Selain itu, ia menambahkan bahwa basis tujuan diadakannya konferensi humanitarian Islam ini seperti dikemukakan oleh Ketua Pengurus Besar Nahdlatul Ulama (PBNU) KH Yahya Cholil Staquf dalam berbagai kesempatan adalah ingin melibatkan akademisi asing di dalam diskursus mengenai humanitarian Islam ini.
“Mengapa mereka dilibatkan? Karena memang mereka memiliki pengaruh di dalam membentuk pandangan dan opini di Barat. Kita butuh mereka sebagai teman, sebagai sahabat yang akan kita jadikan sebagai semacam duta-duta untuk ide tentang humanitarian Islam ini karena tanpa mereka kita tidak akan bisa sukses melancarkan gerakan ini pada tingkat global,” papar dia.
Selain edisi internasional, buku ini juga akan diterjemahkan ke dalam beberapa bahasa, yakni bahasa Indonesia dan bahasa Arab. Harapannya agar buku tersebut dapat diakses oleh berbagai kalangan, termasuk akademisi nasional dan internasional, khususnya di dunia Arab.
“Kita akan mencoba untuk menerbitkannya, menerjemahkannya dalam beberapa bahasa yang paling penting adalah dalam bahasa Indonesia, sehingga nanti bisa dinikmati oleh kalangan ilmiah di Indonesia, tapi juga sekaligus kalangan pesantren. Selain itu kita juga akan menerjemahkannya mengusahakan dalam bahasa Arab” jabarnya.
“Humanitarian Islam ini didialogkan dengan kalangan intelektual Arab, kalangan masyarakat Arab dan gerakan-gerakan Islam di dunia Arab dan dunia yang lain,” imbuhnya.
Gus Ulil menyebut, buku ini ditargetkan terbit pada pertengahan tahun depan dengan harapan proses publikasi melalui Routledge dapat berjalan cepat. “Terakhir adalah kita berharap buku ini bisa terbit kira-kira pertengahan tahun depan,” ucapnya.
Konferensi yang berlangsung dua hari di Jakarta dan satu hari di Yogyakarta ini melibatkan para akademisi internasional dengan reputasi tinggi. Melalui konferensi ini, Gus Ulil berharap gagasan humanitarian Islam dapat mendapatkan perhatian akademik, tidak hanya di Barat tetapi juga di dunia secara luas.

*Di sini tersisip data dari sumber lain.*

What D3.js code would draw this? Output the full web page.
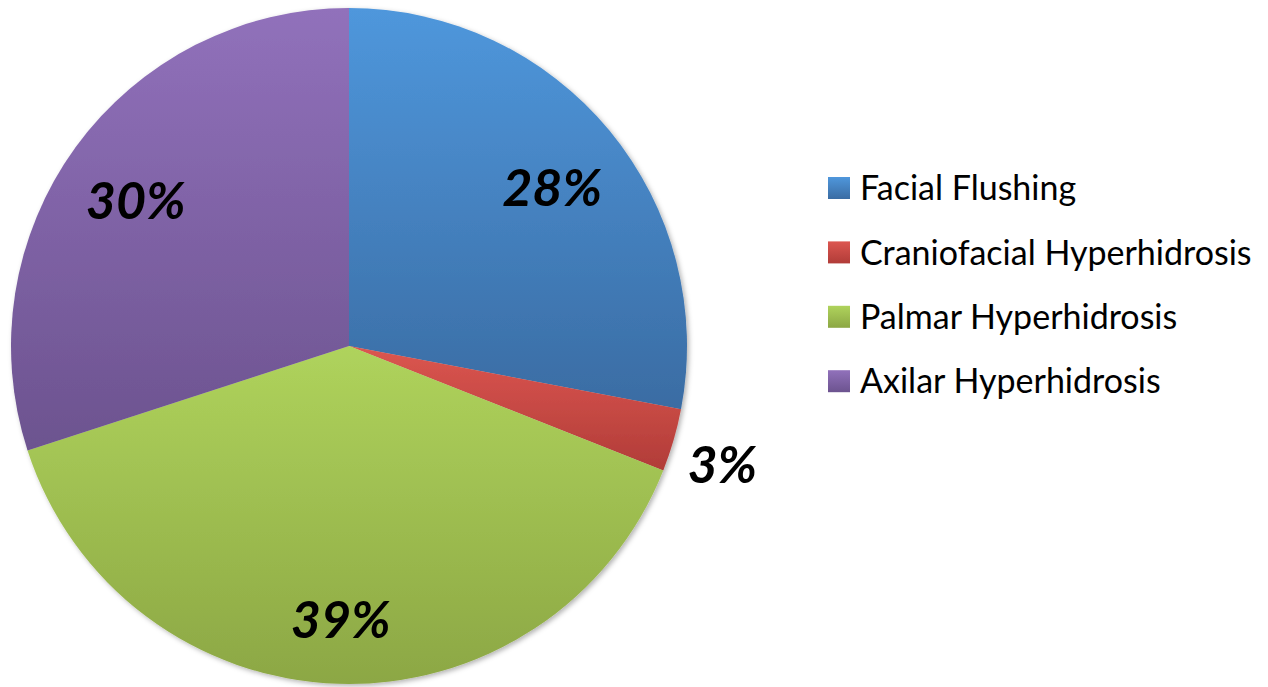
<!DOCTYPE html>
<html>
<head>
<meta charset="utf-8">
<script src="https://cdn.jsdelivr.net/npm/d3@7"></script>
<style>
  body { margin: 0; background: #fff; }
  svg { display: block; }
</style>
</head>
<body>
<script>
// chart data
var categories = ['Facial Flushing', 'Craniofacial Hyperhidrosis', 'Palmar Hyperhidrosis', 'Axilar Hyperhidrosis'];
var values = [28, 3, 39, 30];
var labels = ['28%', '3%', '39%', '30%'];
var colorsTop = ['#4f97dc', '#dc5650', '#afd35c', '#9171bb'];
var colorsBottom = ['#3a6ca3', '#b13c38', '#8ca744', '#6c538f'];

var width = 1268, height = 687;
var cx = 349, cy = 346, radius = 338;

var svg = d3.select('body').append('svg').attr('width', width).attr('height', height);
var defs = svg.append('defs');

// soft shadow round the pie
var filt = defs.append('filter').attr('id', 'shadow').attr('x', '-10%').attr('y', '-10%').attr('width', '120%').attr('height', '120%');
filt.append('feDropShadow').attr('dx', 2).attr('dy', 2).attr('stdDeviation', 2.5).attr('flood-color', '#000').attr('flood-opacity', 0.3);

categories.forEach(function(c, i) {
  var g = defs.append('linearGradient').attr('id', 'grad' + i).attr('x1', 0).attr('y1', 0).attr('x2', 0).attr('y2', 1);
  g.append('stop').attr('offset', '0%').attr('stop-color', colorsTop[i]);
  g.append('stop').attr('offset', '100%').attr('stop-color', colorsBottom[i]);
});

var pie = d3.pie().sort(null).value(function(d) { return d; });
var arcs = pie(values);
var arc = d3.arc().innerRadius(0).outerRadius(radius);

var gPie = svg.append('g').attr('transform', 'translate(' + cx + ',' + cy + ')');

gPie.append('g').attr('filter', 'url(#shadow)')
  .selectAll('path').data(arcs).enter().append('path')
  .attr('d', arc)
  .attr('fill', function(d, i) { return 'url(#grad' + i + ')'; });

// labels: inside for big slices, outside for the tiny one
gPie.selectAll('.lbl').data(arcs).enter().append('text')
  .attr('class', 'lbl')
  .attr('transform', function(d) {
    var r = (d.data < 5) ? radius * 1.15 : radius * 0.78;
    var a = (d.startAngle + d.endAngle) / 2;
    return 'translate(' + (Math.sin(a) * r) + ',' + (-Math.cos(a) * r + 10) + ')';
  })
  .attr('text-anchor', 'middle')
  .attr('dy', '0.35em')
  .attr('font-family', 'Lato, "Open Sans", sans-serif')
  .attr('font-weight', 'bold')
  .attr('font-style', 'italic')
  .attr('font-size', '52px')
  .attr('fill', '#000')
  .text(function(d, i) { return labels[i]; });

// legend
var legend = svg.append('g').attr('transform', 'translate(828,188)');
var rows = legend.selectAll('g').data(categories).enter().append('g')
  .attr('transform', function(d, i) { return 'translate(0,' + (i * 64.4) + ')'; });
rows.append('rect').attr('x', 0).attr('y', -11).attr('width', 22).attr('height', 22)
  .attr('fill', function(d, i) { return 'url(#grad' + i + ')'; });
rows.append('text').attr('x', 32).attr('dy', '0.36em')
  .attr('font-family', 'Lato, "Open Sans", sans-serif')
  .attr('font-size', '34px')
  .attr('fill', '#000')
  .text(function(d) { return d; });
</script>
</body>
</html>
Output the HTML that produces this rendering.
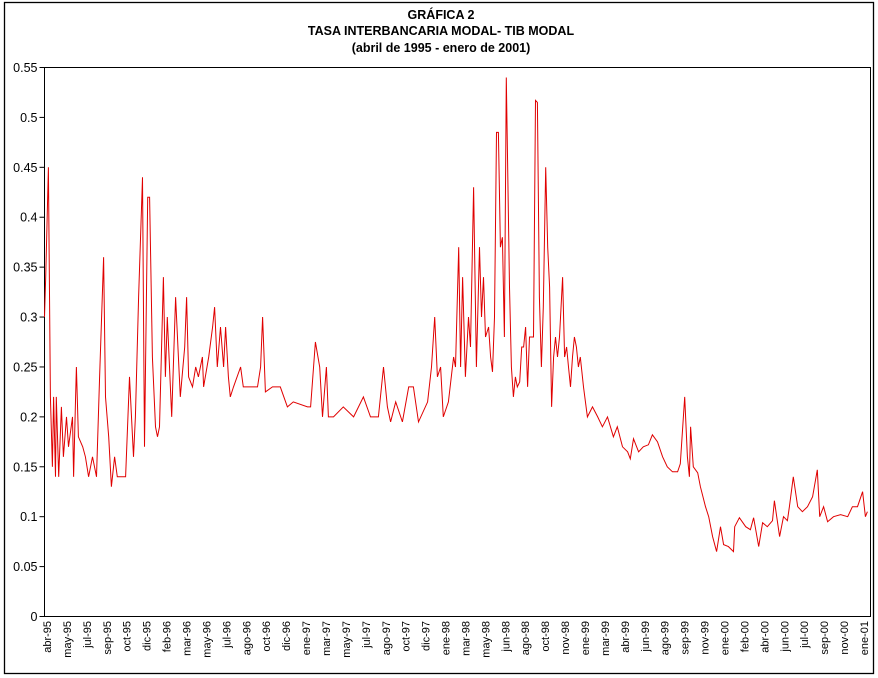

"Semoga ini membawa maslahah bagi NU, umat Islam di Indonesia, serta berkontribusi pada kesarjanaan dunia dan masyarakat global," tutupnya.
Acara yang dibuka oleh Menteri Agama Nasarudin Umar, mewakili Presiden Prabowo Subianto, tersebut menghadirkan cendekiawan dan agamawan dari berbagai negara. Konferensi ini merupakan hasil kerja sama PBNU, Universitas Indonesia (UI), dan Centre for Shared Civilizational Values (CSCV).